En la segunda secuencia de la historia, cuando se mueve el público a otra sala con chimenea, la temperatura emocional se vuelve rabia y Fabiola Cuevas se suelta, como Xóchitl Gálvez, despotricando contra el engaño, la simulación, la trampa, el cinismo y el mal gobierno. La cuestión es que lo hace, tal cual, como discurso, con muchísima energía de parte de la actriz, pero desde la tribuna, no desde el teatro. Cuando el justificado enojo ciudadano termina y comienza el rito, cuando se cierra la boca y se suprime el ruido interior, el fuego encendido de la chimenea y la danza energética, ya no de los actores sino de los oficiantes, nos lleva a pincharnos con una punta de ocote el dedo anular para que esa gota de sangre logre lo irracional: alimentar al sol.

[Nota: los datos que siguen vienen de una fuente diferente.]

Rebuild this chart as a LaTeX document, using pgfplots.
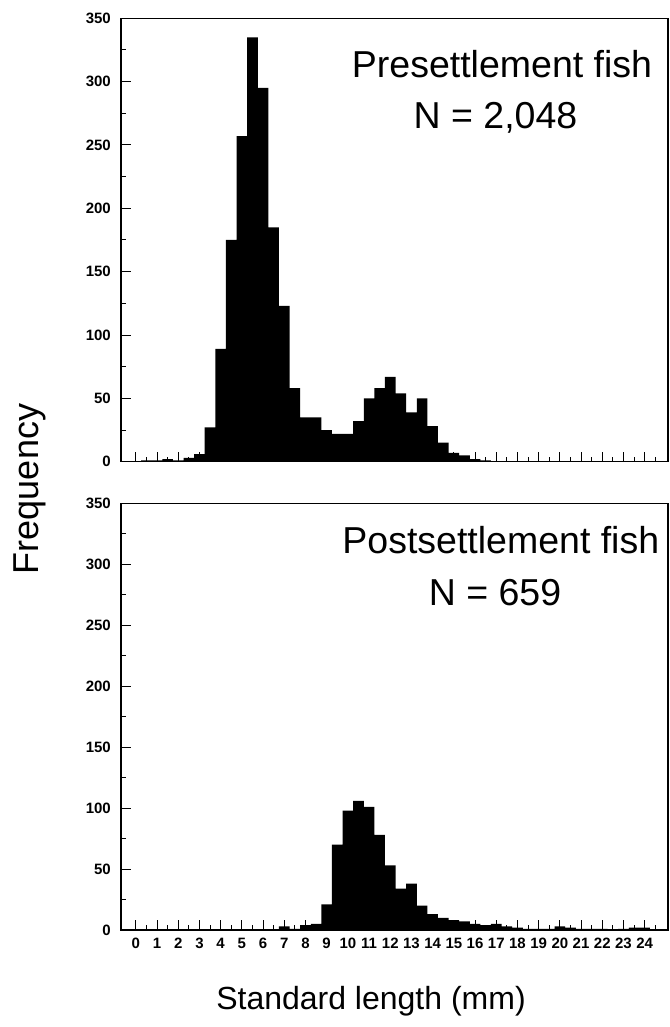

Termino esta crónica inusual aclarando que la subjetividad de mi apreciación no es gratuita: conozco a Nicolás Núñez desde la cuna porque es tres años menor que yo. Además, la presencia inicial de Xavier Carlos, uno de los veteranos del TIT, como Nanahuatzin, y su posterior y silenciosa presencia es un regalo del ser, del estar ahí sin más, sin menos. Tal cual. En contraste, es de admirar la concentración de la participante más reciente del Taller: Paola Nolasco permanece 45 minutos inmóvil en una silla con verdadera concentración, y participa en el rito con la energía de su edad y su formación en el teatro físico. Tras bambalinas, Eva de Keijzer es de varios modos el sostén de esta aventura.